Aliyev did not leave Pashinyan’s response unanswered.
“Of course, I don’t want to start a debate, but since an accusation was made here that we have territorial demands from Armenia, I must state that we have no such ambitions. You have to make a lot of effort and have a very active imagination to infer territorial claims in my words. As for the word ‘corridor’ that I used, I use the same word when talking about the ‘North-South’ corridor. The word ‘corridor’ is not an encroachment on anyone’s territory,” said Aliyev, who also claimed that Russia supported Baku’s plan for the so-called “Zangezur Corridor.”
“It is very interesting to know that Russia supports the project you mentioned. To be honest, this is the first time I and hearing about it,” Pashinyan fired back at Aliyev saying that he is aware about Russia’s position and support about opening all transport and economic routes in the region.
“You called it ‘Lachin road.’ But according to our trilateral declaration, a ‘Lachin road’ does not exist. There is a corridor which, according to the trilateral declaration signed by three of us, should be under the control of Russian peacekeeping forces. That is, no one else should exercise any control of this corridor,” Pashinyan continued to respond to Aliyev.
“And what is happening there is a direct violation of the trilateral declaration. And you said that the corridor is open, but we don’t see it. We don’t think so. Therefore, we consider it important that an international fact-finding mission be sent to both the Lachin Corridor and Nagorno Karabakh to assess the humanitarian situation in Nagorno Karabakh,” Pashinyan emphasized.
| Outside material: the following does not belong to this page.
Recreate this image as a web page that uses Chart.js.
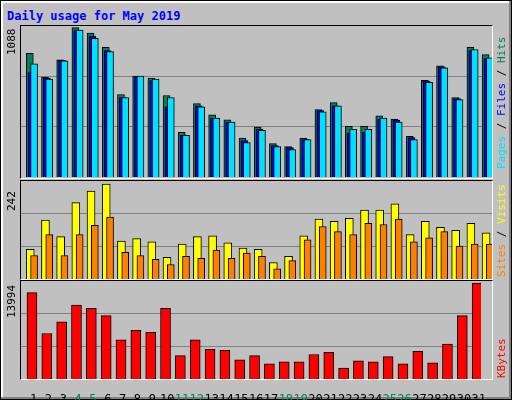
<!DOCTYPE html>
<html>
<head>
<meta charset="utf-8">
<script src="https://cdn.jsdelivr.net/npm/chart.js@4"></script>
<style>
  body { margin: 0; background: #C0C0C0; }
  #frame { position: absolute; left: 0; top: 0; width: 510px; height: 398px; border: 1px solid #000;
           box-shadow: inset -2px -2px 0 #808080, inset 2px 2px 0 #fff; background: #C0C0C0;
           font-family: "DejaVu Sans Mono", monospace; }
  .title { position: absolute; left: 6px; top: 8px; color: #0000FF; font-weight: bold; font-size: 12px; }
  .panel { position: absolute; left: 20px; width: 471px; }
  .box { position: absolute; left: 19px; width: 471px; border-top: 1px solid #000; border-left: 1px solid #000;
         border-right: 1px solid #fff; border-bottom: 1px solid #fff; pointer-events: none; }
  .ylab { position: absolute; font-size: 11px; color: #000; transform: rotate(-90deg); transform-origin: left top; }
  .rlab { position: absolute; font-size: 11px; transform: rotate(-90deg); transform-origin: left top; white-space: nowrap; }
</style>
</head>
<body>
<div id="frame">
  <div class="title">Daily usage for May 2019</div>
  <div class="panel" style="top:25px;height:151px"><canvas id="c1"></canvas></div>
  <div class="panel" style="top:180px;height:98px"><canvas id="c2"></canvas></div>
  <div class="panel" style="top:280px;height:120px"><canvas id="c3"></canvas></div>
  <div class="box" style="top:24px;height:152px"></div>
  <div class="box" style="top:179px;height:98px"></div>
  <div class="box" style="top:279px;height:98px"></div>
  <div class="ylab" style="left:4px;top:54px">1088</div>
  <div class="ylab" style="left:4px;top:210px">242</div>
  <div class="ylab" style="left:4px;top:317px">13994</div>
  <div class="rlab" style="left:494px;top:168px"><span style="color:#00E0FF">Pages</span> / <span style="color:#0000FF">Files</span> / <span style="color:#00805C">Hits</span></div>
  <div class="rlab" style="left:494px;top:276px"><span style="color:#FF8000">Sites</span> / <span style="color:#FFFF00">Visits</span></div>
  <div class="rlab" style="left:494px;top:377px"><span style="color:#FF0000">KBytes</span></div>
</div>
<script>
const days = Array.from({length: 31}, (_, i) => i + 1);
const weekendDays = [4, 5, 11, 12, 18, 19, 25, 26];
const hits = [900, 728, 853, 1088, 1048, 944, 601, 735, 720, 594, 325, 535, 453, 417, 283, 363, 243, 221, 283, 492, 542, 370, 370, 445, 422, 296, 705, 810, 579, 944, 892];
const files = [760, 720, 850, 1071, 1026, 921, 579, 728, 703, 512, 303, 519, 430, 400, 266, 348, 229, 214, 273, 484, 519, 318, 325, 422, 415, 288, 698, 802, 571, 921, 862];
const pages = [825, 713, 847, 1071, 1011, 914, 579, 735, 713, 579, 303, 512, 430, 400, 251, 340, 221, 199, 273, 475, 519, 348, 348, 430, 400, 273, 690, 795, 564, 929, 869];
const visits = [76, 150, 108, 195, 224, 242, 97, 103, 95, 55, 89, 108, 110, 92, 79, 76, 42, 58, 110, 153, 147, 155, 176, 176, 192, 113, 147, 132, 124, 142, 118];
const sites = [60, 113, 60, 113, 137, 158, 68, 60, 50, 37, 58, 53, 74, 53, 66, 58, 26, 47, 100, 134, 121, 113, 142, 139, 153, 95, 105, 121, 84, 89, 89];
const kbytes = [12614, 6639, 8325, 10776, 10317, 9244, 5720, 7099, 6792, 10317, 3422, 5720, 4341, 4188, 2809, 3422, 2196, 2502, 2502, 3575, 3881, 1583, 2656, 2502, 3268, 2196, 4034, 2349, 5107, 9244, 13994];

// later series sit in front, so they get a lower draw order
function series(values, offset, color, width, order) {
    return {
        data: values.map((v, i) => ({x: days[i] + offset, y: v})),
        backgroundColor: color,
        borderColor: '#000',
        borderWidth: 1,
        borderSkipped: 'bottom',
        barThickness: width,
        grouped: false,
        order: order
    };
}

function panel(id, datasets, max, showDays) {
    new Chart(document.getElementById(id), {
        type: 'bar',
        data: { datasets: datasets },
        options: {
            responsive: true,
            maintainAspectRatio: false,
            animation: false,
            layout: { padding: 0 },
            plugins: { legend: { display: false }, tooltip: { enabled: false } },
            scales: {
                x: {
                    type: 'linear', min: 0.5, max: 31.5, offset: false,
                    display: showDays,
                    grid: { display: false },
                    border: { display: false },
                    afterBuildTicks: axis => { axis.ticks = days.map(d => ({value: d + 0.35})); },
                    afterFit: axis => { if (showDays) axis.height = 22; },
                    ticks: {
                        autoSkip: false, maxRotation: 0, padding: 6,
                        font: { family: 'DejaVu Sans Mono', size: 12 },
                        color: ctx => weekendDays.includes(Math.round(ctx.tick.value - 0.35)) ? '#00805C' : '#000',
                        callback: v => String(Math.round(v - 0.35))
                    }
                },
                y: {
                    min: 0, max: max,
                    afterBuildTicks: axis => { axis.ticks = [1, 2].map(k => ({value: max * k / 3})); },
                    afterFit: axis => { axis.width = 0; },
                    grid: { color: '#808080', lineWidth: 1, drawTicks: false },
                    border: { display: false },
                    ticks: { display: false }
                }
            }
        }
    });
}

panel('c1', [
    series(hits, 0.08, '#00805C', 7, 3),
    series(files, 0.2, '#0000FF', 7, 2),
    series(pages, 0.36, '#00E0FF', 7, 1)
], 1100, false);
panel('c2', [
    series(visits, 0.11, '#FFFF00', 8, 2),
    series(sites, 0.36, '#FF8000', 7, 1)
], 250, false);
panel('c3', [
    series(kbytes, 0.24, '#FF0000', 10, 1)
], 14300, true);
</script>
</body>
</html>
“And I must say that, unfortunately, we have a humanitarian crisis there since December, because due to the closure of the Lachin corridor, obstacles are created for the supply of food and other necessities. And this is a very serious situation. Gas and electricity have also been blocked by Azerbaijan. I mean the gas and electricity going to Nagorno Karabakh,” Pashinyan said, announcing that the Russian president is fully aware of the blockade situation.
The verbal scuffle between Pashinyan and Aliyev lasted about 10 minutes as the leaders of the other EEU member-states looked on.
“‘Corridor,’ ‘road,’ all of those are important issues, while there are contradictions in them,” Putin said in an effort to put an end to the argument.
“However, what is much more important is what both the President of Azerbaijan and the Prime Minister of Armenia talked about a little while ago: that there is an agreement on a fundamental issue,— the issue of territorial integrity — which is indeed, fundamental,” Putin said.